$700,000 Verdict For Fall Through Rotten "Skylight"
Exit Information Guides, Inc. hired John Doe's company to paint the metal roof on a large storage shed it owned. While helping his employee get started on Memorial Day, 1995, John plunged to his death when he stepped on a fiberglass reinforced roofing panel, which was corrugated in exactly the same pattern as the metal roofing panels.
Unfortunately, Pajcic & Pajcic could not sue the manufacturer of the roofing panel because of the statute of repose. Another legal technicality gave immunity to Scotty's who had originally owned the building and had the roof installed. And the trial judge granted summary judgment in favor of Exit Information Guides, too.
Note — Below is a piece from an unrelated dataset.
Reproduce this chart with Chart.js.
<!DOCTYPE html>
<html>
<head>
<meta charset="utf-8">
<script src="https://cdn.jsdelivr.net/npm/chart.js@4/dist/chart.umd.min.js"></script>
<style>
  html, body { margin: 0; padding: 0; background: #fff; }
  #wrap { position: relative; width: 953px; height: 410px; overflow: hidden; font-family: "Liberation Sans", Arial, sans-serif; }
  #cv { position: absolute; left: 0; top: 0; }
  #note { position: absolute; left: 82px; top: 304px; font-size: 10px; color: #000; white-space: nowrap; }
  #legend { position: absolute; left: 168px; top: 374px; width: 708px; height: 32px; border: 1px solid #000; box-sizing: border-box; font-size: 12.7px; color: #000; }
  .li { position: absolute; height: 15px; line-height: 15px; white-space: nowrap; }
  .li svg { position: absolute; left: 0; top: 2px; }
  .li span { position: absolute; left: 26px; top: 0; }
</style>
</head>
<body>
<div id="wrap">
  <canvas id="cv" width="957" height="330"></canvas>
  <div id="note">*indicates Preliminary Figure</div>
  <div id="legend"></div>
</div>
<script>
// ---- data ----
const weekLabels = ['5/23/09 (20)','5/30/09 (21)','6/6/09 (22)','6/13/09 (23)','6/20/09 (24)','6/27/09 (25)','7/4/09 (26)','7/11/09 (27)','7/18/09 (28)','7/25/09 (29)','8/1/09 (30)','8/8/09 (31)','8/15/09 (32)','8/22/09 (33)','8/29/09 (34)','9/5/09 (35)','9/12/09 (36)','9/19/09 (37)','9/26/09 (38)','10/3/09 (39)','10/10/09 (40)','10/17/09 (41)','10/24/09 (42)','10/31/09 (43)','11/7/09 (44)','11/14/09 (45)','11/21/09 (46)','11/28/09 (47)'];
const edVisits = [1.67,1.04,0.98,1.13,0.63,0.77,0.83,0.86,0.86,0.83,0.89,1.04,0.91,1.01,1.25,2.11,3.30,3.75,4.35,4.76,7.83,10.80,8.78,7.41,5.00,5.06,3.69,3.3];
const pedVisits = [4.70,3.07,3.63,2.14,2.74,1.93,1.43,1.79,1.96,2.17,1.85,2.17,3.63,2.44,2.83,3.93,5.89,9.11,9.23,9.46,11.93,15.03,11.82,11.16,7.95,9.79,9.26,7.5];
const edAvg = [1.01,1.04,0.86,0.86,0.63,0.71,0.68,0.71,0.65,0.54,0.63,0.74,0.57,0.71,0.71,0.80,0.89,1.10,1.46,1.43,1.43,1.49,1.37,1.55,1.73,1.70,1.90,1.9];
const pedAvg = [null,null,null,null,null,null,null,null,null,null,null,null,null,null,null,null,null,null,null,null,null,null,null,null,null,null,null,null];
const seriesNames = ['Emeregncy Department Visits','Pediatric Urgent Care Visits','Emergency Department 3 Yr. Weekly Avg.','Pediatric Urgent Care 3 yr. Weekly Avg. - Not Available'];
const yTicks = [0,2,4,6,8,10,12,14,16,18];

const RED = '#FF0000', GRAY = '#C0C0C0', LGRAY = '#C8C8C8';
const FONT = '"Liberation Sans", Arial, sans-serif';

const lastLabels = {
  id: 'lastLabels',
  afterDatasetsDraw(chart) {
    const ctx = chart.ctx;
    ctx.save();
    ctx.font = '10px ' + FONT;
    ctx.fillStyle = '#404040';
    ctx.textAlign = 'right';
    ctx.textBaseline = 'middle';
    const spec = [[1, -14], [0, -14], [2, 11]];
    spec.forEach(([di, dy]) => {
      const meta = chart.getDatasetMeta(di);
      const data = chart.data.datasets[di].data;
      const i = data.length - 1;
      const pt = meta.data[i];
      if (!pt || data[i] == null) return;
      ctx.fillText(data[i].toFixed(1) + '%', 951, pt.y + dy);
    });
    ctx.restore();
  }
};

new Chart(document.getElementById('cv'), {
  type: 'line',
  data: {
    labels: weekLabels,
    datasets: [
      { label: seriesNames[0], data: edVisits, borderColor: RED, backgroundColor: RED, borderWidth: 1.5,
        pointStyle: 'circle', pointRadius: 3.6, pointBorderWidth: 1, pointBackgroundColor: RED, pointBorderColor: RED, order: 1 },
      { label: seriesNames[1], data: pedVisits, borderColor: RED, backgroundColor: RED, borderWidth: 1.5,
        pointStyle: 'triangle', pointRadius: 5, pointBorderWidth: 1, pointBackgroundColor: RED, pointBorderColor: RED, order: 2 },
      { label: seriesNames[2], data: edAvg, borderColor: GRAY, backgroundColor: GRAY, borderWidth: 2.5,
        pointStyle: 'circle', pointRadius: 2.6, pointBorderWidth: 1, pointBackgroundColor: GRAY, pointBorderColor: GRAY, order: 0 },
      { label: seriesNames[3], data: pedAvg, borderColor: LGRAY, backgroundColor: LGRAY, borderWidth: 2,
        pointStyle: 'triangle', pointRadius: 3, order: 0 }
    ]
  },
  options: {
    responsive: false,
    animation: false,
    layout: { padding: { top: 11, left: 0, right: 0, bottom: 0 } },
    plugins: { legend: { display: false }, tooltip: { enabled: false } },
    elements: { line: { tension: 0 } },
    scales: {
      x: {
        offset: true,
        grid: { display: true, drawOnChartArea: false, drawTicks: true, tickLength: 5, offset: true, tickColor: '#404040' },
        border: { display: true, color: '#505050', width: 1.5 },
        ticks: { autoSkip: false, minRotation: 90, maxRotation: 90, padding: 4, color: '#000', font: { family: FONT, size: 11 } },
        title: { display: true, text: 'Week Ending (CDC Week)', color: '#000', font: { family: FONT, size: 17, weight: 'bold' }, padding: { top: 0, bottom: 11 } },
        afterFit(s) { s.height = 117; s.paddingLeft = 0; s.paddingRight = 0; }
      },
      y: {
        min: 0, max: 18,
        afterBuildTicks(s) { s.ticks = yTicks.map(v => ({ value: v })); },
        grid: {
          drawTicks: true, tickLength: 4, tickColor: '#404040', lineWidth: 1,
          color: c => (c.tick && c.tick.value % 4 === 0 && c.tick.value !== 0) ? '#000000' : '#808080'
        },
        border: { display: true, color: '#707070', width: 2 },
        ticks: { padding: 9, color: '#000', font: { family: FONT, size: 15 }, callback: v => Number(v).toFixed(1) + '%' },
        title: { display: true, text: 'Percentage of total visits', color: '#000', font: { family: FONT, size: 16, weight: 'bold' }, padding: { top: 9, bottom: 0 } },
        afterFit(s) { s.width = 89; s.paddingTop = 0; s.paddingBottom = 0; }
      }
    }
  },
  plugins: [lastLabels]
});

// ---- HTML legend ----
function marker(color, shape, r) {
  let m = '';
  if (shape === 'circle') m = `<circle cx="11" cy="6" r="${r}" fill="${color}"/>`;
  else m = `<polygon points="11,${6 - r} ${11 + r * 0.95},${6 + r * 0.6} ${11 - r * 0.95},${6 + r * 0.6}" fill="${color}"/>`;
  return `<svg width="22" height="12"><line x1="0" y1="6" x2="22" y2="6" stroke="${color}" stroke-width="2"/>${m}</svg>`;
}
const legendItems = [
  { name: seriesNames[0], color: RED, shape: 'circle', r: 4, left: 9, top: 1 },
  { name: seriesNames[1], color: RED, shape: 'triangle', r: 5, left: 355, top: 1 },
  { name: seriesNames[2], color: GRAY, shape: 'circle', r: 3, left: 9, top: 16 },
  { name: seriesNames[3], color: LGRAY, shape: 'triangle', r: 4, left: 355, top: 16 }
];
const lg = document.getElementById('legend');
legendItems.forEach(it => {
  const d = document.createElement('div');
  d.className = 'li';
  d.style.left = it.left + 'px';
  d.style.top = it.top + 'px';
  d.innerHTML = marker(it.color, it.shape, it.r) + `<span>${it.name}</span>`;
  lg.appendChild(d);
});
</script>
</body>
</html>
Pajcic & Pajcic got the summary judgment reversed on appeal based on evidence which showed Exit Information Guides had no program to inspect or maintain its buildings and had not warned Mr. Doe about the fiberglass panels.
At trial there was no real dispute that the panel was old and deteriorated. The defense claimed instead that the age and condition of the panel was irrelevant because Mr. Doe should have known that even a brand new panel would not hold a squirrel, much less a human.
The most dramatic moment in the trial was when Inga Simmons, Steve Pajcic's trial assistant, stepped onto a new fiberglass panel in front of the jury to demonstrate that a new or properly maintained panel would indeed hold a human. (Inga had proven her dedication moments earlier when she had stepped on a scale in front of the jury to show that her weight was the same as Mr. Doe's. It should be pointed out that he was short and slight of frame.)
The jury returned a verdict of $712,198.43 for Mr. Doe's widow Jane and assigned 57% of the fault to Mr. Doe and 43% to Exit Information Guides. The judgment was less than what Pajcic & Pajcic had hoped for, but was still four times greater than the defense's last offer.